Anne-Sophie Novel : Aujourd’hui, l’écologie devient un élément de fracture, la colère des agriculteurs le montre bien. Mon vœu pour 2024 est que l’on arrive à dépasser les clivages. J’aimerais que l’on réussisse à se parler différemment et à réinstaurer du dialogue, d’autant plus que de nombreuses échéances électorales se rapprochent. Or sur les réseaux sociaux, tout est fait pour entretenir une flemme de bien s’informer. Il faut faire de l’audience, du clic, du score, être élu… L’indignation permanente capture notre attention et la détourne d’un sens citoyen. Dans cette fuite en avant, nous restons bloqués dans le clash.
Certaines personnes estiment que le rapport de force est une bonne manière de faire entendre ses arguments mais, de mon point de vue, cela fait appel au cerveau reptilien. Cela ne nous permet pas de grandir ensemble. Quand on dit ça, on passe souvent pour des bisounours. De mon point de vue, nous devons apprendre à ne pas reproduire les mêmes échecs.
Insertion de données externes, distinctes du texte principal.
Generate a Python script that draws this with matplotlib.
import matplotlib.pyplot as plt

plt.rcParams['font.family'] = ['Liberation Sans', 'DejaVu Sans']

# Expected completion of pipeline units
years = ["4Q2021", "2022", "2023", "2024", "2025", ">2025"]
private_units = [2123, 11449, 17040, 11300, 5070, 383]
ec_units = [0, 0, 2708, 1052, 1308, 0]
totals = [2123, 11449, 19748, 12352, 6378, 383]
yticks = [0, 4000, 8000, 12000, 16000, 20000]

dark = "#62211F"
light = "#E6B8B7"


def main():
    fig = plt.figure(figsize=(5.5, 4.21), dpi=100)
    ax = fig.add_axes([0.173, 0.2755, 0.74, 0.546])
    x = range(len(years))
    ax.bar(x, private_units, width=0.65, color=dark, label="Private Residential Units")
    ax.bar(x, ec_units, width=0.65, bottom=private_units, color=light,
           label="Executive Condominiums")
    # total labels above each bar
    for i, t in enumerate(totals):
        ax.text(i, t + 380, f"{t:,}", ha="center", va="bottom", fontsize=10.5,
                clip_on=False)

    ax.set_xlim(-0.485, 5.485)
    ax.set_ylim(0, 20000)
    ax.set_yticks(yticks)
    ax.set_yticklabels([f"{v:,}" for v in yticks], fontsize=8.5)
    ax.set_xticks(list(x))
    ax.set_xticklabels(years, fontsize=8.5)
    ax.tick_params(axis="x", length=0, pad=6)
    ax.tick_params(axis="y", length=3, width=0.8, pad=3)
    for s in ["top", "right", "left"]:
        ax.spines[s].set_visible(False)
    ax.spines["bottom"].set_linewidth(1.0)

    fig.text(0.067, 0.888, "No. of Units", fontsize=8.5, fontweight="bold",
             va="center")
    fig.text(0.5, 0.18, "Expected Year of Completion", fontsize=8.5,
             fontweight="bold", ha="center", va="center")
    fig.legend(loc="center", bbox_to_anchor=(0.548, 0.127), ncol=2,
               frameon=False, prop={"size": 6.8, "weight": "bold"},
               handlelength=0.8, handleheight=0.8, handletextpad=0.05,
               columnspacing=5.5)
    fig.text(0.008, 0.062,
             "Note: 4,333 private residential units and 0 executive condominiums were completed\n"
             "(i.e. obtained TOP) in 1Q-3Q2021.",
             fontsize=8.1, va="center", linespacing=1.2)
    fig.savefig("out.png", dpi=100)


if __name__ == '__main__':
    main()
Que peuvent faire les journalistes pour dépasser les clivages ?
A-S.N. : J’aimerais que les origines profondes des sentiments d’injustice soient documentées. Pour les agriculteurs, les sujets sont nombreux : les fermes non renouvelées, le manque de main d’œuvre, le taux de suicide… La grogne vient de là. Nous devons apprendre à traiter moins d’informations mais à les traiter mieux, à prendre le temps de la profondeur. Cela doit nous pousser à retourner faire un travail de terrain, de lien avec le public. Nous devons aussi ouvrir les coulisses de notre travail, présenter les obstacles et difficultés que l’on rencontre.
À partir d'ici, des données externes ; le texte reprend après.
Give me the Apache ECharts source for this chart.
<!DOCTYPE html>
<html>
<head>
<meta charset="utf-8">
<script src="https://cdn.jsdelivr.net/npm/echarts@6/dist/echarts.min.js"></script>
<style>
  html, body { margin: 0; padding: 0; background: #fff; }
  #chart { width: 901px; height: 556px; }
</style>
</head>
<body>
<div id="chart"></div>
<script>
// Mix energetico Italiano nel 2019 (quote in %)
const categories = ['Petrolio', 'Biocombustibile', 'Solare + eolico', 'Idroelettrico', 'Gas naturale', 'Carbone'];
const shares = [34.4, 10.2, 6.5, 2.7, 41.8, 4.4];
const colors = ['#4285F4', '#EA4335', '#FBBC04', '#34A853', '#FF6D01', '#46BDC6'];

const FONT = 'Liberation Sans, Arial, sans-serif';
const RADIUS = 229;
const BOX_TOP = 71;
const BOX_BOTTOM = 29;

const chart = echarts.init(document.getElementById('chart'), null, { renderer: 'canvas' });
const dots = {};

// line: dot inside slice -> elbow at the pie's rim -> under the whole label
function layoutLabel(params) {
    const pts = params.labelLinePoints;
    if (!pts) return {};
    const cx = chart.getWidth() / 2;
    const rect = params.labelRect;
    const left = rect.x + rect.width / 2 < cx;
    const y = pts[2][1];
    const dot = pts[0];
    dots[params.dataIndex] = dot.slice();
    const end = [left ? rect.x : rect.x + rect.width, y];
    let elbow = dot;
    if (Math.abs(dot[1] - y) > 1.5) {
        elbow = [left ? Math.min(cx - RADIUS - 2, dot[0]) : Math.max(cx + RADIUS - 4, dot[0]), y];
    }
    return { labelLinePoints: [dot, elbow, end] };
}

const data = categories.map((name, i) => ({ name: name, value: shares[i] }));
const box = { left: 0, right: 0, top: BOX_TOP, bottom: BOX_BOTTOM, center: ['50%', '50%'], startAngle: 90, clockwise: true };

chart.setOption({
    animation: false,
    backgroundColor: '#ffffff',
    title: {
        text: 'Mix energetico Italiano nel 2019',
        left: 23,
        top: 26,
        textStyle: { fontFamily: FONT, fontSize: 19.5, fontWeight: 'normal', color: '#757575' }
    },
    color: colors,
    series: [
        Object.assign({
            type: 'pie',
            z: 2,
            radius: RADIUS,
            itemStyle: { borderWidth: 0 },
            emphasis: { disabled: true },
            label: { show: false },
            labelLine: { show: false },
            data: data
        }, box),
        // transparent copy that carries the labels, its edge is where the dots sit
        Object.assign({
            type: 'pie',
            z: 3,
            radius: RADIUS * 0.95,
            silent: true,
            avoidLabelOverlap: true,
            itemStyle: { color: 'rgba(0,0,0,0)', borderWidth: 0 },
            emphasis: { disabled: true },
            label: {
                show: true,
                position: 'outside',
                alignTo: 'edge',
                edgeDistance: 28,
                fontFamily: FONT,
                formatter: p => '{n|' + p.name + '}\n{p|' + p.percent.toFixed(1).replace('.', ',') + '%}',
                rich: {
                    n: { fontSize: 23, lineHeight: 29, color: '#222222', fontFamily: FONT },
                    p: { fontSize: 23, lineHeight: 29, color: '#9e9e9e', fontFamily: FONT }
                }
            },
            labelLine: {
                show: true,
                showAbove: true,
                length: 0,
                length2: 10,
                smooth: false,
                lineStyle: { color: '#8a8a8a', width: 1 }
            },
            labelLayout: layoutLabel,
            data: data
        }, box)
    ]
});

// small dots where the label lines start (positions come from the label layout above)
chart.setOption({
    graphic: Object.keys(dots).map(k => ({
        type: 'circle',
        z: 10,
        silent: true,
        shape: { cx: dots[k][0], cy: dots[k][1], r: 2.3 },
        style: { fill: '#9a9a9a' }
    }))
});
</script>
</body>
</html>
Nous, journalistes, avons un énorme rôle à jouer pour essayer d’apporter des éléments plus nuancés et cadrer les éléments du débat. La difficulté est que si les lecteurs ne regardent que ce dont ils ont envie, nous allons rester enfermés dans des silos. Ce serait bien de se retrouver dans de nouveaux espaces, reconnaître que nous sommes tous en désaccord et se dire : "maintenant, nous baissons les armes de l’indignation".
Quels changements attendez-vous dans le monde des médias français en 2024 ?
A-S.N. : Le paysage médiatique français se renouvelle mais est aussi menacé. J’attends beaucoup des travaux de deux commissions parlementaires. Je pense à la commission transpartisane sur le traitement médiatique de l’urgence climatique, lancée en 2023 par le député Stéphane Delautrette, qui va bientôt rendre ses conclusions. Je ne suis pas d’accord avec la proposition de mettre en place des quotas de sujets sur le climat mais j’espère des échanges intéressants sur la façon d’améliorer la place de l’écologie dans les médias.
Il y a aussi une commission en cours pour étudier le financement des médias, ce qui est un énorme chantier. Pour moi, il faudrait mettre des conditions aux aides à la presse afin de réguler un certain nombre de dérives, comme la concentration des médias aux mains d’un petit nombre de personnes. Les médias indépendants galèrent alors que leurs investigations ont conduit à des avancées administratives ou judiciaires, cela a été prouvé. De la même manière, il faudrait étudier l’impact des informations bâclées, qui ne font que semer la zizanie.